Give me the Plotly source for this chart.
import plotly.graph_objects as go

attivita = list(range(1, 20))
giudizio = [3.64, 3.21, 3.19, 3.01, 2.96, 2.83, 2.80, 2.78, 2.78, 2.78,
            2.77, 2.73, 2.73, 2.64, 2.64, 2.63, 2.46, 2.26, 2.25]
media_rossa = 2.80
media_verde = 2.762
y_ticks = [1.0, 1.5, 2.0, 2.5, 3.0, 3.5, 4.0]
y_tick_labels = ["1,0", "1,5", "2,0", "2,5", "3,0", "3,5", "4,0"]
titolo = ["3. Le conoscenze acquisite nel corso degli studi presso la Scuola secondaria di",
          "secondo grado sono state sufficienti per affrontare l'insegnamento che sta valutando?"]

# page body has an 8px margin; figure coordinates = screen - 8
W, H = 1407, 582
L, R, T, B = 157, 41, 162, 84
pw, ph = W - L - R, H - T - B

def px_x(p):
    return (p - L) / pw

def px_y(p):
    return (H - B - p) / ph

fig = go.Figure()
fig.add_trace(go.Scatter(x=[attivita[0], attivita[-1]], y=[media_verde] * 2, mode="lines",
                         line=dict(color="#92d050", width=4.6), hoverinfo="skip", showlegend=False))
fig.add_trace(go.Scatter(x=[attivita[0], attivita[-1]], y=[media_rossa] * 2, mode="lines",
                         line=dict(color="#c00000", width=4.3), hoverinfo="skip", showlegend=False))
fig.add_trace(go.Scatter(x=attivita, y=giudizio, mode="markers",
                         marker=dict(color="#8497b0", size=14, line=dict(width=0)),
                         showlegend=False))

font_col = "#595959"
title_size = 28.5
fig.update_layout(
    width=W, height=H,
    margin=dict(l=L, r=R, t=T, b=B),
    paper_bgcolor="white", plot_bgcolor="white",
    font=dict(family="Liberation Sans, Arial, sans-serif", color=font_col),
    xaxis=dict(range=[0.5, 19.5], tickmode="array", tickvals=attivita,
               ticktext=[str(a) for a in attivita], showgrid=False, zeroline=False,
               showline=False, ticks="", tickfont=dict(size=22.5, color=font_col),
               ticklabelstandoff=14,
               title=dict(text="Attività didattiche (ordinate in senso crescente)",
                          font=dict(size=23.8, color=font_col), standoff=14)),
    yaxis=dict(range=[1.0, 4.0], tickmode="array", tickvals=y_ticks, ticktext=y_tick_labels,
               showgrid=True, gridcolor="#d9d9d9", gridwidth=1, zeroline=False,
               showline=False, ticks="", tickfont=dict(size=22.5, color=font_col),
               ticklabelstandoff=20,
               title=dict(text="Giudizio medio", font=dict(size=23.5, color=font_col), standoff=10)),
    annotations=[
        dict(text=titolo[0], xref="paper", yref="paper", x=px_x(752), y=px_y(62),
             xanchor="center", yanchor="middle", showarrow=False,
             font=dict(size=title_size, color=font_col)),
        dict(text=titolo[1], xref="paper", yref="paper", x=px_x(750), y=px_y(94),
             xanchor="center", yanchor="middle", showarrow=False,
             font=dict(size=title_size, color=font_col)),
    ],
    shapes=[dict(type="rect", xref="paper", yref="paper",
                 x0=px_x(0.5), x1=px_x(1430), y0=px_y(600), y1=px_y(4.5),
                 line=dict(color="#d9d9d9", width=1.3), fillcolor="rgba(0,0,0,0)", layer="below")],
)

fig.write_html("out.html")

————————

Take the listing above and write it out again exactly.

Give me the Plotly source for this chart.
import plotly.graph_objects as go

attivita = list(range(1, 20))
giudizio = [3.64, 3.21, 3.19, 3.01, 2.96, 2.83, 2.80, 2.78, 2.78, 2.78,
            2.77, 2.73, 2.73, 2.64, 2.64, 2.63, 2.46, 2.26, 2.25]
media_rossa = 2.80
media_verde = 2.762
y_ticks = [1.0, 1.5, 2.0, 2.5, 3.0, 3.5, 4.0]
y_tick_labels = ["1,0", "1,5", "2,0", "2,5", "3,0", "3,5", "4,0"]
titolo = ["3. Le conoscenze acquisite nel corso degli studi presso la Scuola secondaria di",
          "secondo grado sono state sufficienti per affrontare l'insegnamento che sta valutando?"]

# page body has an 8px margin; figure coordinates = screen - 8
W, H = 1407, 582
L, R, T, B = 157, 41, 162, 84
pw, ph = W - L - R, H - T - B

def px_x(p):
    return (p - L) / pw

def px_y(p):
    return (H - B - p) / ph

fig = go.Figure()
fig.add_trace(go.Scatter(x=[attivita[0], attivita[-1]], y=[media_verde] * 2, mode="lines",
                         line=dict(color="#92d050", width=4.6), hoverinfo="skip", showlegend=False))
fig.add_trace(go.Scatter(x=[attivita[0], attivita[-1]], y=[media_rossa] * 2, mode="lines",
                         line=dict(color="#c00000", width=4.3), hoverinfo="skip", showlegend=False))
fig.add_trace(go.Scatter(x=attivita, y=giudizio, mode="markers",
                         marker=dict(color="#8497b0", size=14, line=dict(width=0)),
                         showlegend=False))

font_col = "#595959"
title_size = 28.5
fig.update_layout(
    width=W, height=H,
    margin=dict(l=L, r=R, t=T, b=B),
    paper_bgcolor="white", plot_bgcolor="white",
    font=dict(family="Liberation Sans, Arial, sans-serif", color=font_col),
    xaxis=dict(range=[0.5, 19.5], tickmode="array", tickvals=attivita,
               ticktext=[str(a) for a in attivita], showgrid=False, zeroline=False,
               showline=False, ticks="", tickfont=dict(size=22.5, color=font_col),
               ticklabelstandoff=14,
               title=dict(text="Attività didattiche (ordinate in senso crescente)",
                          font=dict(size=23.8, color=font_col), standoff=14)),
    yaxis=dict(range=[1.0, 4.0], tickmode="array", tickvals=y_ticks, ticktext=y_tick_labels,
               showgrid=True, gridcolor="#d9d9d9", gridwidth=1, zeroline=False,
               showline=False, ticks="", tickfont=dict(size=22.5, color=font_col),
               ticklabelstandoff=20,
               title=dict(text="Giudizio medio", font=dict(size=23.5, color=font_col), standoff=10)),
    annotations=[
        dict(text=titolo[0], xref="paper", yref="paper", x=px_x(752), y=px_y(62),
             xanchor="center", yanchor="middle", showarrow=False,
             font=dict(size=title_size, color=font_col)),
        dict(text=titolo[1], xref="paper", yref="paper", x=px_x(750), y=px_y(94),
             xanchor="center", yanchor="middle", showarrow=False,
             font=dict(size=title_size, color=font_col)),
    ],
    shapes=[dict(type="rect", xref="paper", yref="paper",
                 x0=px_x(0.5), x1=px_x(1430), y0=px_y(600), y1=px_y(4.5),
                 line=dict(color="#d9d9d9", width=1.3), fillcolor="rgba(0,0,0,0)", layer="below")],
)

fig.write_html("out.html")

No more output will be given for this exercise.